- Born: 12 April 1972 Madrid, Spain
- Died: 31 December 2024 (aged 52) Binéfar, Spain
- Occupation: Mayor of Binéfar (2015–2023)
- Political party: PSOE

= Alfonso Adán =

Spanish politician (1972–2024)

Alfonso Adán Pozo (12 April 1972 – 31 December 2024) was a Spanish politician from the Party of the Socialists of Aragon, mayor of Binéfar from 2015 to 2023.

== Life and career ==
Adán was born in Madrid on 12 April 1972, although he spent most of his life in Binéfar, both personally and professionally. He was mayor of Binéfar from 13 June 2015 until 17 June 2023, when Patricia Rivera succeeded him as the first female mayor of Binéfar, gaining four votes from the PP, two from VOX, and one from the PAR. Previously, he had served as a councilor since 2007, until he was elected mayor.
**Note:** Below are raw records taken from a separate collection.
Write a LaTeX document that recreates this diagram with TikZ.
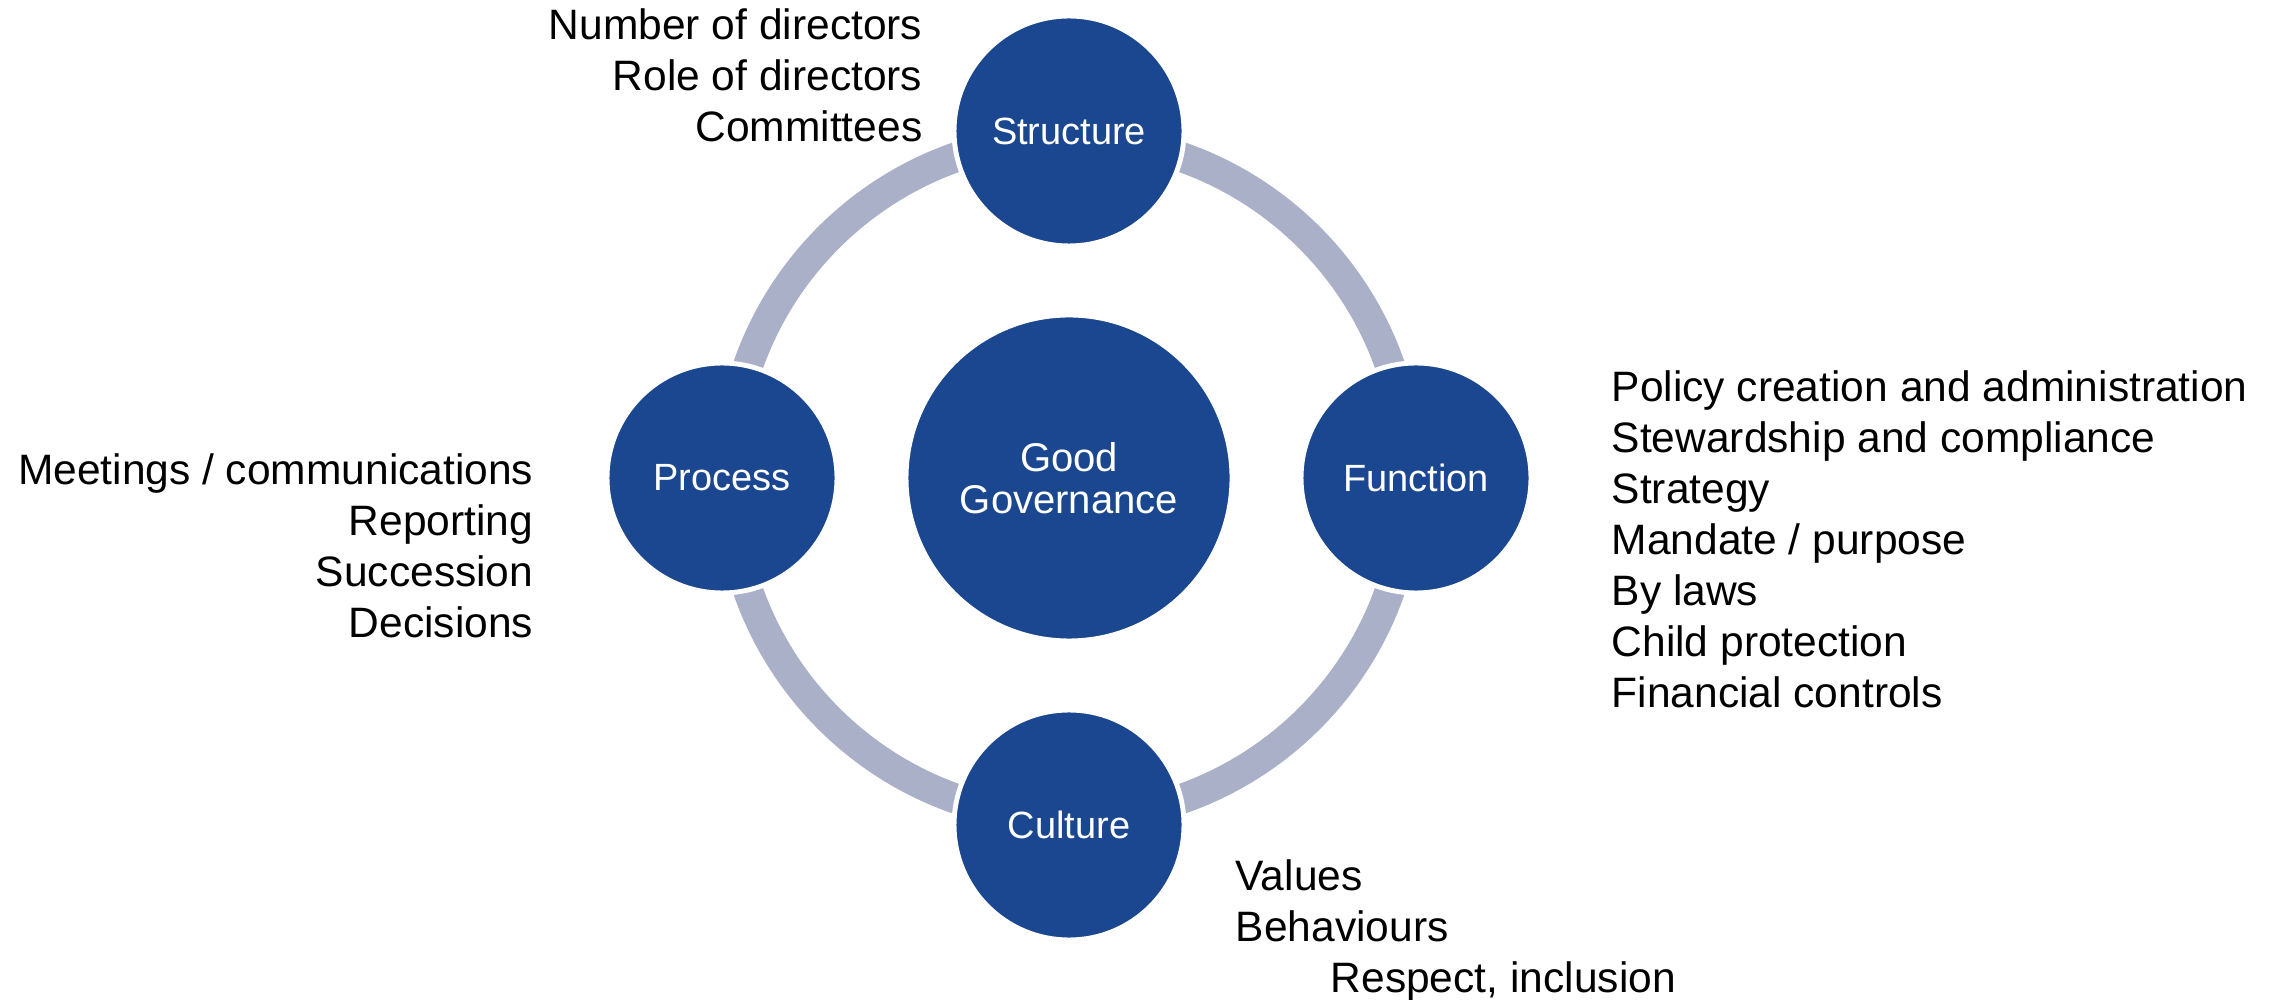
\documentclass[tikz,border=0pt]{standalone}
\usepackage{fontspec}
\setmainfont{Liberation Sans}
\definecolor{gblue}{RGB}{26,71,143}
\definecolor{gring}{RGB}{171,176,201}
\begin{document}
\begin{tikzpicture}[
  txt/.style={inner sep=0pt, font=\fontsize{12.1}{14.5}\selectfont, text=black},
  small/.style={circle, fill=gblue, draw=white, line width=1.4pt, minimum size=2.3cm, inner sep=0pt, text=white, font=\fontsize{10.8}{13}\selectfont},
  big/.style={circle, fill=gblue, draw=white, line width=1.4pt, minimum size=3.26cm, inner sep=0pt, text=white, align=center, font=\fontsize{11.4}{12}\selectfont},
  ring/.style={draw=gring, line width=0.30cm}
]
\useasboundingbox (0,0) rectangle (22.72,-10);
\coordinate (c) at (10.69,-4.78);
\draw[ring] (c) circle (3.40);
\node[big] (gg) at (c) {Good\\Governance};
\node[small] (structure) at (10.69,-1.31) {Structure};
\node[small] (function) at (14.16,-4.78) {Function};
\node[small] (culture) at (10.69,-8.25) {Culture};
\node[small] (process) at (7.22,-4.78) {Process};
\node[txt, anchor=base east] (structtxt) at (9.23,-0.40)
  {\begin{tabular}[t]{@{}r@{}}Number of directors\\Role of directors\\Committees\end{tabular}};
\node[txt, anchor=base west] (functxt) at (16.11,-4.02)
  {\begin{tabular}[t]{@{}l@{}}Policy creation and administration\\Stewardship and compliance\\Strategy\\Mandate / purpose\\By laws\\Child protection\\Financial controls\end{tabular}};
\node[txt, anchor=base east] (proctxt) at (5.34,-4.85)
  {\begin{tabular}[t]{@{}r@{}}Meetings / communications\\Reporting\\Succession\\Decisions\end{tabular}};
\node[txt, anchor=base west] (culttxt) at (12.35,-8.91)
  {\begin{tabular}[t]{@{}l@{}}Values\\Behaviours\\\hspace*{0.95cm}Respect, inclusion\end{tabular}};
\end{tikzpicture}
\end{document}
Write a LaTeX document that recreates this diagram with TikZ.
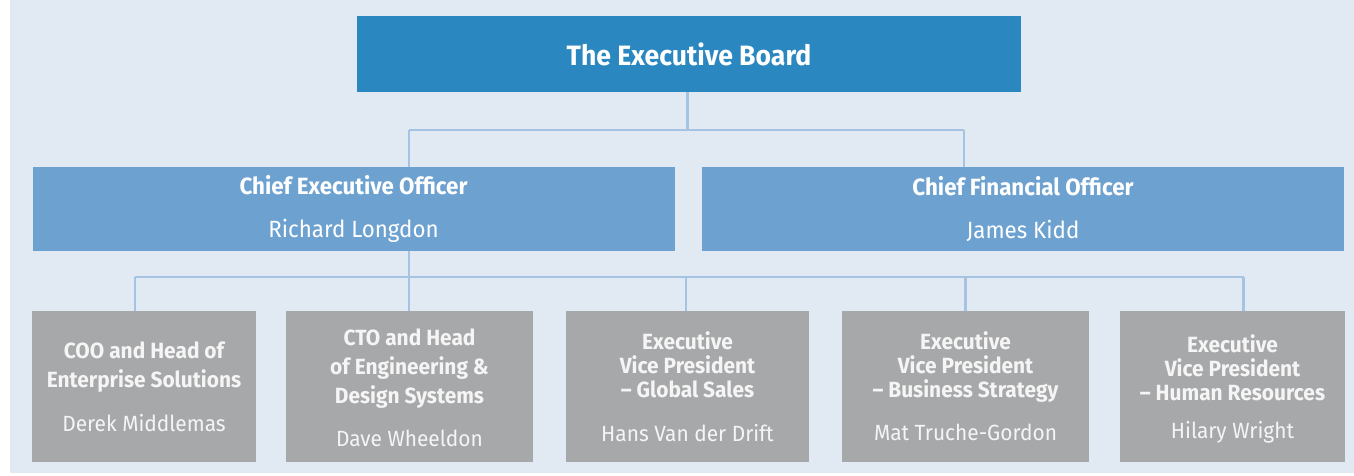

He was a member of the Executive of the Aragonese Federation of Municipalities, Counties, and Provinces and participated in the Spanish Federation of Municipalities and Provinces as a member of the Urbanism and Housing Commission from 2016 to 2019.

On 24 November 2022, he announced that he would run for re-election as mayor of Binéfar. On 8 November 2023, after failing to retain the position following the 2023 Spanish municipal elections, he stepped down as secretary-general of the PSOE in Binéfar.

Adán died in Binéfar on the night of 31 December 2024, at the age of 52. Following his death, the Binéfar City Council declared an official day of mourning. A funeral chapel was set up in the Town Hall's plenary room, as per an express agreement with his family.